Given problem:
Return the listing below exactly, with the pictures dropped.

Given material:

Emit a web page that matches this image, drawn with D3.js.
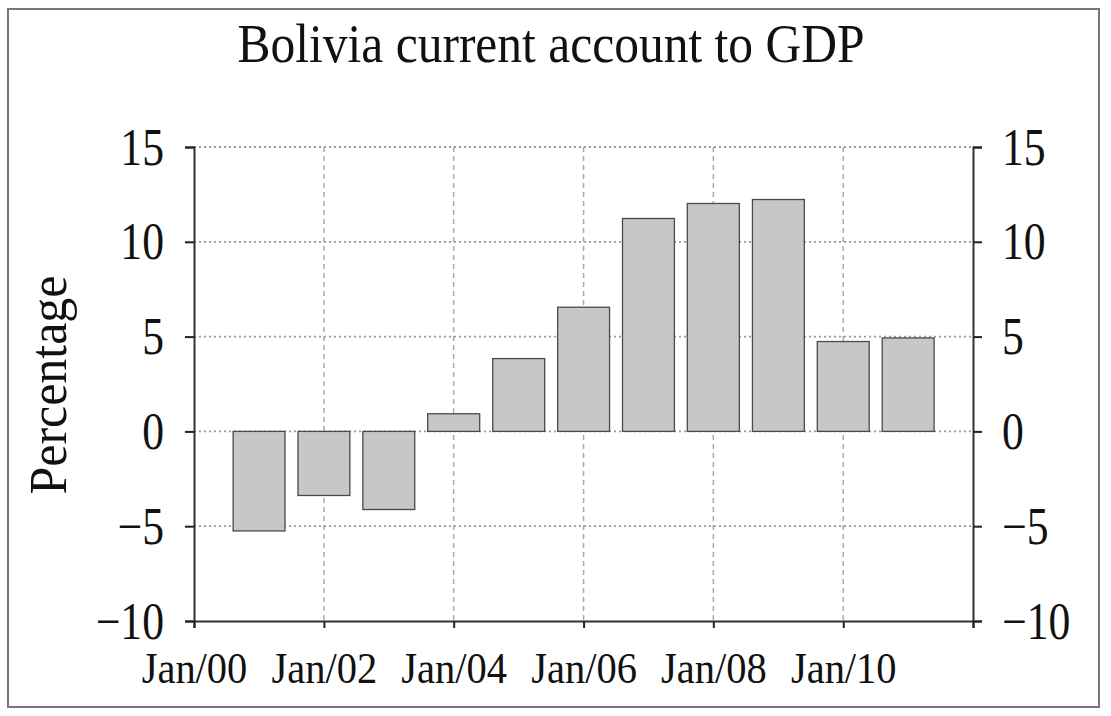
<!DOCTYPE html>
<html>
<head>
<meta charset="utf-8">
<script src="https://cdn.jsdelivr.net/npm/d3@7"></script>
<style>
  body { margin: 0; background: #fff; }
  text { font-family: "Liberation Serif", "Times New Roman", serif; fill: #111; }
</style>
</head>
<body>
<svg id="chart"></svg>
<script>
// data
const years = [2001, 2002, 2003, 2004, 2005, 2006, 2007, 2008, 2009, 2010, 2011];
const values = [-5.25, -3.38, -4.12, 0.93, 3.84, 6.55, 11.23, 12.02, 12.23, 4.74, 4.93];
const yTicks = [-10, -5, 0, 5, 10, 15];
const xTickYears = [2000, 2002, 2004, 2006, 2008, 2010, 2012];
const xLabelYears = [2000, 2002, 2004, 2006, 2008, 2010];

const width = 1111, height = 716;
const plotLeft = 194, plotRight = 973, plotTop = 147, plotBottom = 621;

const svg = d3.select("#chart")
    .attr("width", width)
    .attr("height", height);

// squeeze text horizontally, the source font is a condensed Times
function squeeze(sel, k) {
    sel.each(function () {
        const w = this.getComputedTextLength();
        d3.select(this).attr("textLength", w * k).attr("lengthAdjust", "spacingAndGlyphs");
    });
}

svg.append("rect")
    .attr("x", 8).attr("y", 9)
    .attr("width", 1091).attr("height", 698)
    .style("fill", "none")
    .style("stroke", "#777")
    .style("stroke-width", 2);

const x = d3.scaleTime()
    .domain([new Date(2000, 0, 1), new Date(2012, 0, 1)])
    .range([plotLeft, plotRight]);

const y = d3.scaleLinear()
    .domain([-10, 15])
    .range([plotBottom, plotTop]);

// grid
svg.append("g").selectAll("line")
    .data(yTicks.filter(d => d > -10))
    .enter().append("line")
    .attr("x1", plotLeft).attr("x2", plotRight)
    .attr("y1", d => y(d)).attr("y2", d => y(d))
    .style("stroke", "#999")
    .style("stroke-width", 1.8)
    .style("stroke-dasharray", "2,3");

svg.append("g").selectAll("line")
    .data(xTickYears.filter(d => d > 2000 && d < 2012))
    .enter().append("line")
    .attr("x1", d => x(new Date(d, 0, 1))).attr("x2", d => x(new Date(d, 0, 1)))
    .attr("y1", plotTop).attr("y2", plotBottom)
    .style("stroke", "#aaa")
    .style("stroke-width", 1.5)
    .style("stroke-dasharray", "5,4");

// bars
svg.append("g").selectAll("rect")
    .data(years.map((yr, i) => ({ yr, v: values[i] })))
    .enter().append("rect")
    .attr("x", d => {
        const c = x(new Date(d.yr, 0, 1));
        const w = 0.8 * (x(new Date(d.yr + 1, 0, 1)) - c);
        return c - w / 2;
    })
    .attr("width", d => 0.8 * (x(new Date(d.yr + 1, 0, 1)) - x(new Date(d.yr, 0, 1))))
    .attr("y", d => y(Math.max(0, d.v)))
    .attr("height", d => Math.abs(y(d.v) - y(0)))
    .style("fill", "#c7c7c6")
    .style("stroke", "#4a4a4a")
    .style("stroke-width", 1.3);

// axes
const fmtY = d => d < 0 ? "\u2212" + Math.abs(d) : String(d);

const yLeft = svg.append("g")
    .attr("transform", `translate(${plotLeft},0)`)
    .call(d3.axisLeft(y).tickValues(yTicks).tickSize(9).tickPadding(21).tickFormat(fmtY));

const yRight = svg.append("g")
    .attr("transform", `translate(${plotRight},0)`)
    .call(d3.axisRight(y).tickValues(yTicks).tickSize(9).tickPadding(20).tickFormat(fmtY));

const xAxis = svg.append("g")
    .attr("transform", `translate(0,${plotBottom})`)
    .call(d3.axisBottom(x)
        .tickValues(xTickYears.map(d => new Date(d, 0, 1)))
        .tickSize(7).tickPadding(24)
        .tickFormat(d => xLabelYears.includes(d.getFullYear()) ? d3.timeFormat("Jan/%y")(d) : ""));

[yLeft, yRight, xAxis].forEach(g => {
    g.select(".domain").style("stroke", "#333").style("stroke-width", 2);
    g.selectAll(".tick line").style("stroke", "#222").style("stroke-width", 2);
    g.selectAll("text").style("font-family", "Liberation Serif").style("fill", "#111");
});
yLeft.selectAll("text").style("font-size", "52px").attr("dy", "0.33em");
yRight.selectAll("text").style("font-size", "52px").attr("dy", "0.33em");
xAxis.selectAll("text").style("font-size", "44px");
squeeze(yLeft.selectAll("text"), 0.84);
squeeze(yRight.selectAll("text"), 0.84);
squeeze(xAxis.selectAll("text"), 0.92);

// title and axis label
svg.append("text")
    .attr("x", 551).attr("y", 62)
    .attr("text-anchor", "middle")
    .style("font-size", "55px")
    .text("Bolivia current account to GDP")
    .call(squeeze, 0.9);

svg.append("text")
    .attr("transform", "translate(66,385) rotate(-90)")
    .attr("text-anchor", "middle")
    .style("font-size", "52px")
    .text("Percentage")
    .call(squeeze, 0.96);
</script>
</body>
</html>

Solution to this problem:
Emit a web page that matches this image, drawn with D3.js.
<!DOCTYPE html>
<html>
<head>
<meta charset="utf-8">
<script src="https://cdn.jsdelivr.net/npm/d3@7"></script>
<style>
  body { margin: 0; background: #fff; }
  text { font-family: "Liberation Serif", "Times New Roman", serif; fill: #111; }
</style>
</head>
<body>
<svg id="chart"></svg>
<script>
// data
const years = [2001, 2002, 2003, 2004, 2005, 2006, 2007, 2008, 2009, 2010, 2011];
const values = [-5.25, -3.38, -4.12, 0.93, 3.84, 6.55, 11.23, 12.02, 12.23, 4.74, 4.93];
const yTicks = [-10, -5, 0, 5, 10, 15];
const xTickYears = [2000, 2002, 2004, 2006, 2008, 2010, 2012];
const xLabelYears = [2000, 2002, 2004, 2006, 2008, 2010];

const width = 1111, height = 716;
const plotLeft = 194, plotRight = 973, plotTop = 147, plotBottom = 621;

const svg = d3.select("#chart")
    .attr("width", width)
    .attr("height", height);

// squeeze text horizontally, the source font is a condensed Times
function squeeze(sel, k) {
    sel.each(function () {
        const w = this.getComputedTextLength();
        d3.select(this).attr("textLength", w * k).attr("lengthAdjust", "spacingAndGlyphs");
    });
}

svg.append("rect")
    .attr("x", 8).attr("y", 9)
    .attr("width", 1091).attr("height", 698)
    .style("fill", "none")
    .style("stroke", "#777")
    .style("stroke-width", 2);

const x = d3.scaleTime()
    .domain([new Date(2000, 0, 1), new Date(2012, 0, 1)])
    .range([plotLeft, plotRight]);

const y = d3.scaleLinear()
    .domain([-10, 15])
    .range([plotBottom, plotTop]);

// grid
svg.append("g").selectAll("line")
    .data(yTicks.filter(d => d > -10))
    .enter().append("line")
    .attr("x1", plotLeft).attr("x2", plotRight)
    .attr("y1", d => y(d)).attr("y2", d => y(d))
    .style("stroke", "#999")
    .style("stroke-width", 1.8)
    .style("stroke-dasharray", "2,3");

svg.append("g").selectAll("line")
    .data(xTickYears.filter(d => d > 2000 && d < 2012))
    .enter().append("line")
    .attr("x1", d => x(new Date(d, 0, 1))).attr("x2", d => x(new Date(d, 0, 1)))
    .attr("y1", plotTop).attr("y2", plotBottom)
    .style("stroke", "#aaa")
    .style("stroke-width", 1.5)
    .style("stroke-dasharray", "5,4");

// bars
svg.append("g").selectAll("rect")
    .data(years.map((yr, i) => ({ yr, v: values[i] })))
    .enter().append("rect")
    .attr("x", d => {
        const c = x(new Date(d.yr, 0, 1));
        const w = 0.8 * (x(new Date(d.yr + 1, 0, 1)) - c);
        return c - w / 2;
    })
    .attr("width", d => 0.8 * (x(new Date(d.yr + 1, 0, 1)) - x(new Date(d.yr, 0, 1))))
    .attr("y", d => y(Math.max(0, d.v)))
    .attr("height", d => Math.abs(y(d.v) - y(0)))
    .style("fill", "#c7c7c6")
    .style("stroke", "#4a4a4a")
    .style("stroke-width", 1.3);

// axes
const fmtY = d => d < 0 ? "\u2212" + Math.abs(d) : String(d);

const yLeft = svg.append("g")
    .attr("transform", `translate(${plotLeft},0)`)
    .call(d3.axisLeft(y).tickValues(yTicks).tickSize(9).tickPadding(21).tickFormat(fmtY));

const yRight = svg.append("g")
    .attr("transform", `translate(${plotRight},0)`)
    .call(d3.axisRight(y).tickValues(yTicks).tickSize(9).tickPadding(20).tickFormat(fmtY));

const xAxis = svg.append("g")
    .attr("transform", `translate(0,${plotBottom})`)
    .call(d3.axisBottom(x)
        .tickValues(xTickYears.map(d => new Date(d, 0, 1)))
        .tickSize(7).tickPadding(24)
        .tickFormat(d => xLabelYears.includes(d.getFullYear()) ? d3.timeFormat("Jan/%y")(d) : ""));

[yLeft, yRight, xAxis].forEach(g => {
    g.select(".domain").style("stroke", "#333").style("stroke-width", 2);
    g.selectAll(".tick line").style("stroke", "#222").style("stroke-width", 2);
    g.selectAll("text").style("font-family", "Liberation Serif").style("fill", "#111");
});
yLeft.selectAll("text").style("font-size", "52px").attr("dy", "0.33em");
yRight.selectAll("text").style("font-size", "52px").attr("dy", "0.33em");
xAxis.selectAll("text").style("font-size", "44px");
squeeze(yLeft.selectAll("text"), 0.84);
squeeze(yRight.selectAll("text"), 0.84);
squeeze(xAxis.selectAll("text"), 0.92);

// title and axis label
svg.append("text")
    .attr("x", 551).attr("y", 62)
    .attr("text-anchor", "middle")
    .style("font-size", "55px")
    .text("Bolivia current account to GDP")
    .call(squeeze, 0.9);

svg.append("text")
    .attr("transform", "translate(66,385) rotate(-90)")
    .attr("text-anchor", "middle")
    .style("font-size", "52px")
    .text("Percentage")
    .call(squeeze, 0.96);
</script>
</body>
</html>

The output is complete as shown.